Pour beaucoup, les soirées sega sur les plages – notamment à Flic-en-Flac ou à Péreybère – restent un rituel incontournable. Les familles, les jeunes, les visiteurs se rassemblent autour d’un ravanne improvisé, perpétuant le caractère spontané du sega originel.

Les défis de la sauvegarde : authenticité vs modernité

Même si le sega reste populaire, il fait face à certains défis. L’industrialisation du divertissement, la musique numérique et l’émergence de nouveaux genres – notamment le dancehall, le hip-hop et l’afrobeats – sollicitent l’attention de la jeunesse mauricienne.

Certains musiciens craignent une dilution de la tradition, tandis que d’autres voient dans la modernisation une chance de renouvellement.
Tous s’accordent cependant sur un point : l’importance de préserver la maîtrise des instruments traditionnels.

Marie-Agnès D., habitante de Roche-Bois, témoigne :
« Mo trouve dan bann zanfan ena touzour lamour pou ravanne. Me bizin aprann bien bat li, pa zis fer tapaz. Sega ena so teknik ek so respé. »

Des initiatives pour protéger et transmettre l’héritage

Le ministère des Arts et du Patrimoine Culturel, ainsi que plusieurs associations, multiplient les efforts pour transmettre le sega aux nouvelles générations.
Parmi les initiatives :

  • Ateliers de fabrication de ravanne dans les écoles
  • Programmes de danse traditionnelle dans les collèges
  • Enregistrements documentaires auprès des anciens musiciens
  • Festivals de sega traditionnels dans les districts ruraux
  • Partenariats avec des institutions culturelles internationales

Le ravanne – instrument central du sega – fait lui-même l’objet de projets de valorisation, notamment dans les ateliers artisanaux de Lallmatie, Petite-Rivière et Mahébourg, où plusieurs familles perpétuent un savoir-faire ancestral.

Un avenir assuré : entre tradition et innovation

Malgré les changements sociaux, le sega demeure profondément ancré dans le quotidien mauricien.
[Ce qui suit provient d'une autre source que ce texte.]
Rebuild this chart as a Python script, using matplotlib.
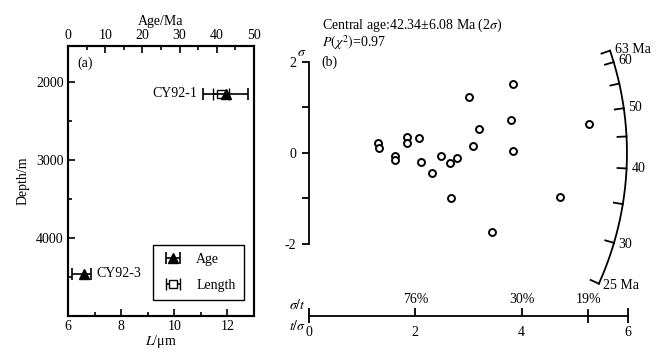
"""Depth profile of fission-track data (a) and radial plot of single-grain ages (b)."""
import numpy as np
import matplotlib
matplotlib.use('Agg')
import matplotlib.pyplot as plt

plt.rcParams['font.family'] = ['Liberation Serif', 'DejaVu Serif']
plt.rcParams['mathtext.fontset'] = 'stix'
plt.rcParams['font.size'] = 10

# (a) sample data
samples = ['CY92-1', 'CY92-3']
age_depth = [2150, 4460]
age_ma = [42.34, 4.3]
age_err_lo = [6.08, 3.1]
age_err_hi = [6.08, 1.9]
len_depth = [2150]
len_um = [11.75]
len_err = [0.3]

# (b) radial plot data: x = t/sigma, y = standardised estimate
rad_x = [1.29, 1.31, 1.62, 1.62, 1.84, 1.85, 2.07, 2.11, 2.31, 2.48, 2.65,
         2.79, 3.00, 3.08, 3.19, 3.80, 3.84, 3.84, 5.26, 2.67, 3.45, 4.72]
rad_y = [0.21, 0.10, -0.07, -0.15, 0.36, 0.21, 0.32, -0.19, -0.45, -0.06, -0.23,
         -0.10, 1.24, 0.16, 0.53, 0.73, 1.52, 0.05, 0.64, -1.00, -1.74, -0.97]
central_age = 42.34
arc_ages = [25, 30, 35, 40, 45, 50, 55, 60, 63]
arc_labels = {25: '25 Ma', 30: '30', 40: '40', 50: '50', 60: '60', 63: '63 Ma'}
prec_pos = [2, 4, 5.25]
prec_labels = ['76%', '30%', '19%']

W, H = 668, 355
fig = plt.figure(figsize=(W / 100, H / 100), dpi=100)

# ---------------- panel (a) ----------------
ax = fig.add_axes([68 / W, (H - 316) / H, 186 / W, 270 / H])
ax_age = ax.twiny()
for a in (ax, ax_age):
    for sp in a.spines.values():
        sp.set_linewidth(1.5)

ax.set_xlim(6, 13)
ax.set_ylim(5000, 1540)
ax.set_xticks([6, 8, 10, 12])
ax.set_xticks([7, 9, 11], minor=True)
ax.set_yticks([2000, 3000, 4000])
ax.set_yticks([2500, 3500, 4500], minor=True)
ax.tick_params(which='both', direction='in', width=1.2, pad=3)
ax.tick_params(which='major', length=5)
ax.tick_params(which='minor', length=3)
ax.set_xlabel('$L$/μm', labelpad=0)
ax.set_ylabel('Depth/m', labelpad=5)

ax_age.set_xlim(0, 50)
ax_age.set_xticks([0, 10, 20, 30, 40, 50])
ax_age.set_xticks([5, 15, 25, 35, 45], minor=True)
ax_age.tick_params(which='both', direction='in', width=1.2, pad=3)
ax_age.tick_params(which='major', length=5)
ax_age.tick_params(which='minor', length=3)
ax_age.set_xlabel('Age/Ma', labelpad=3)

h_len = ax.errorbar(len_um, len_depth, xerr=len_err, fmt='s', ms=6, mfc='white',
                    mec='black', mew=1.0, ecolor='black', elinewidth=1.2,
                    capsize=4.5, capthick=1.2, label='Length')
h_age = ax_age.errorbar(age_ma, age_depth, xerr=[age_err_lo, age_err_hi], fmt='^',
                        ms=7, color='black', elinewidth=1.2, capsize=4.5,
                        capthick=1.2, label='Age')
ax_age.annotate(samples[0], (age_ma[0] - age_err_lo[0], age_depth[0]),
                xytext=(-4, 0), textcoords='offset points', ha='right', va='center')
ax_age.annotate(samples[1], (age_ma[1] + age_err_hi[1], age_depth[1]),
                xytext=(4, 0), textcoords='offset points', ha='left', va='center')
ax_age.text(0.05, 0.935, '(a)', transform=ax_age.transAxes, ha='left', va='center')
leg = ax_age.legend([h_age, h_len], ['Age', 'Length'], loc='lower right',
                    bbox_to_anchor=(0.946, 0.059), borderaxespad=0, fancybox=False,
                    edgecolor='black', framealpha=1, handlelength=1.7,
                    labelspacing=0.9, borderpad=0.6)
leg.get_frame().set_linewidth(1.0)

# ---------------- panel (b) ----------------
sx_px, sy_px = 53.17, 45.5
y_top, y_bot = 2.7, -3.9
bx = fig.add_axes([309 / W, (H - (153 - y_bot * sy_px)) / H,
                   6 * sx_px / W, (y_top - y_bot) * sy_px / H])
bx.set_xlim(0, 6)
bx.set_ylim(y_bot, y_top)
bx.patch.set_visible(False)
axis_y = -163 / sy_px
for side in ('top', 'right'):
    bx.spines[side].set_visible(False)
bx.spines['left'].set_bounds(-2, 2)
bx.spines['left'].set_linewidth(1.3)
bx.spines['bottom'].set_position(('data', axis_y))
bx.spines['bottom'].set_bounds(0, 6)
bx.spines['bottom'].set_linewidth(1.3)
bx.set_yticks([-2, -1, 0, 1, 2], labels=['-2', '', '0', '', '2'])
bx.tick_params(axis='y', direction='out', length=5, width=1.3, pad=4)
bx.set_xticks([0, 2, 4, 6])
bx.set_xticks([0, 6, 5.25], minor=True)
bx.xaxis.remove_overlapping_locs = False
bx.tick_params(axis='x', which='major', direction='in', length=6, width=1.3, pad=7)
bx.tick_params(axis='x', which='minor', direction='out', length=5, width=1.3)
# 19% tick points inward only
bx.plot([prec_pos[2], prec_pos[2]], [axis_y, axis_y + 6 / sy_px], color='black',
        lw=1.3, clip_on=False)
for xp, lab in zip(prec_pos, prec_labels):
    bx.annotate(lab, (xp, axis_y), xytext=(0, 7), textcoords='offset points',
                ha='center', va='bottom')
bx.annotate(r'$\sigma/t$', (0, axis_y), xytext=(-8, 8), textcoords='offset points',
            ha='center', va='center', fontsize=10)
bx.annotate(r'$t/\sigma$', (0, axis_y), xytext=(-8, -7), textcoords='offset points',
            ha='center', va='center', fontsize=10)
bx.annotate(r'$\sigma$', (0, 2), xytext=(-5, 7), textcoords='offset points',
            ha='center', va='center', fontsize=10)

bx.plot(rad_x, rad_y, 'o', ms=5, mfc='white', mec='black', mew=1.4, clip_on=False)

bx.text(0.24, 2.81, 'Central age:42.34±6.08 Ma (2$\\sigma$)', ha='left', va='center')
bx.text(0.24, 2.42, '$P(\\chi^2)$=0.97', ha='left', va='center')
bx.text(0.24, 2.0, '(b)', ha='left', va='center')

# age arc, drawn as a circle in display space
k = sy_px / sx_px
r = 5.98
ages = np.linspace(min(arc_ages), max(arc_ages), 200)
phi = np.arctan(np.log(ages / central_age) * k)
bx.plot(r * np.cos(phi), r * np.sin(phi) / k, color='black', lw=1.3, clip_on=False)
for t in arc_ages:
    p = np.arctan(np.log(t / central_age) * k)
    bx.plot([r * np.cos(p), (r - 0.17) * np.cos(p)],
            [r * np.sin(p) / k, (r - 0.17) * np.sin(p) / k],
            color='black', lw=1.3, clip_on=False)
    if t in arc_labels:
        bx.text((r + 0.09) * np.cos(p), (r + 0.09) * np.sin(p) / k, arc_labels[t],
                ha='left', va='center')

fig.savefig('out.png', dpi=100)
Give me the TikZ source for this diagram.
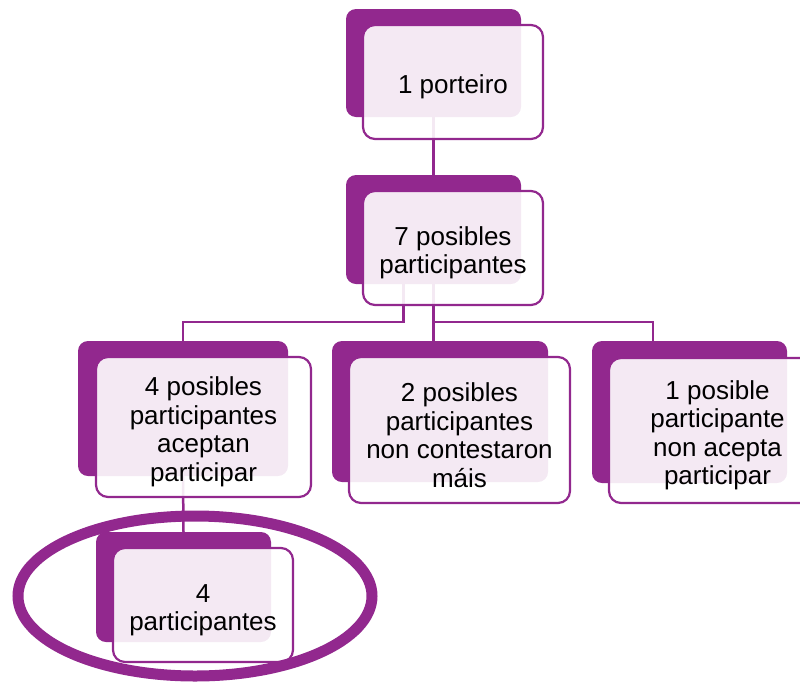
\documentclass[tikz,border=0pt]{standalone}
\usepackage{fontspec}
\setmainfont{Liberation Sans}
\usepackage{tikz}
\definecolor{plum}{RGB}{146,40,142}

\begin{document}
\begin{tikzpicture}[
            x=1pt, y=-1pt,
            backbox/.style={fill=plum, rounded corners=10pt, inner sep=0pt},
            frontbox/.style={draw=plum, line width=2.2pt, fill=white, fill opacity=0.9,
                             rounded corners=12pt},
            boxtext/.style={align=center, yshift=-5pt, text opacity=1,
                            font=\fontsize{26}{28.5}\selectfont},
            link/.style={draw=plum, line width=2.5pt},
            ring/.style={draw=plum, line width=11pt}
        ]
            \useasboundingbox (0,0) rectangle (800,683);

            % back boxes
            \node[backbox, minimum width=175, minimum height=108] (b1) at (433.5,63) {};
            \node[backbox, minimum width=175, minimum height=109] (b2) at (433.5,229.5) {};
            \node[backbox, minimum width=210, minimum height=135] (bA) at (183,408.5) {};
            \node[backbox, minimum width=216, minimum height=141] (bB) at (440,411.5) {};
            \node[backbox, minimum width=195, minimum height=142] (bC) at (689.5,412) {};
            \node[backbox, minimum width=175, minimum height=110] (bD) at (183.5,587) {};

            % connectors
            \draw[link] (b1.south) -- (b2.north);
            \draw[link] ([xshift=-30]b2.south) -- ++(0,38) -| (bA.north);
            \draw[link] (b2.south) -- (b2.south |- bB.north);
            \draw[link] (b2.south) -- ++(0,38) -| ([xshift=-36.5]bC.north);
            \draw[link] (bA.south) -- (bD.north);

            % front boxes
            \node[frontbox, minimum width=180, minimum height=114,
                  label={[boxtext]center:1 porteiro}] (f1) at (453,82) {};
            \node[frontbox, minimum width=180, minimum height=114,
                  label={[boxtext]center:{7 posibles\\participantes}}] (f2) at (453,248) {};
            \node[frontbox, minimum width=215, minimum height=140,
                  label={[boxtext]center:{4 posibles\\participantes\\aceptan\\participar}}] (fA) at (203.5,427) {};
            \node[frontbox, minimum width=221, minimum height=146,
                  label={[boxtext]center:{2 posibles\\participantes\\non contestaron\\máis}}] (fB) at (459.5,430) {};
            \node[frontbox, minimum width=217, minimum height=145,
                  label={[boxtext]center:{1 posible\\participante\\non acepta\\participar}}] (fC) at (717.5,430.5) {};
            \node[frontbox, minimum width=180, minimum height=114,
                  label={[boxtext]center:{4\\participantes}}] (fD) at (203,605) {};

            % highlight
            \draw[ring] (195,596) ellipse [x radius=177, y radius=80];

        \end{tikzpicture}
\end{document}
La nouvelle génération d’artistes explore différentes fusions musicales, du sega-pop au sega électro, tout en respectant les fondements du genre.

Kevin “Ti Ravanne” M., jeune musicien de Mahébourg, explique :
« Mo met enn beat moderne, me mo pa blie kot sega sorti. Mo per dir li pe grandi, pa pe disparet. »

L'UNESCO reconnaît que l’avenir du sega dépend avant tout de la transmission familiale et communautaire. Tant que des ravannes résonneront au clair de lune, le sega restera l’un des battements de cœur de Maurice.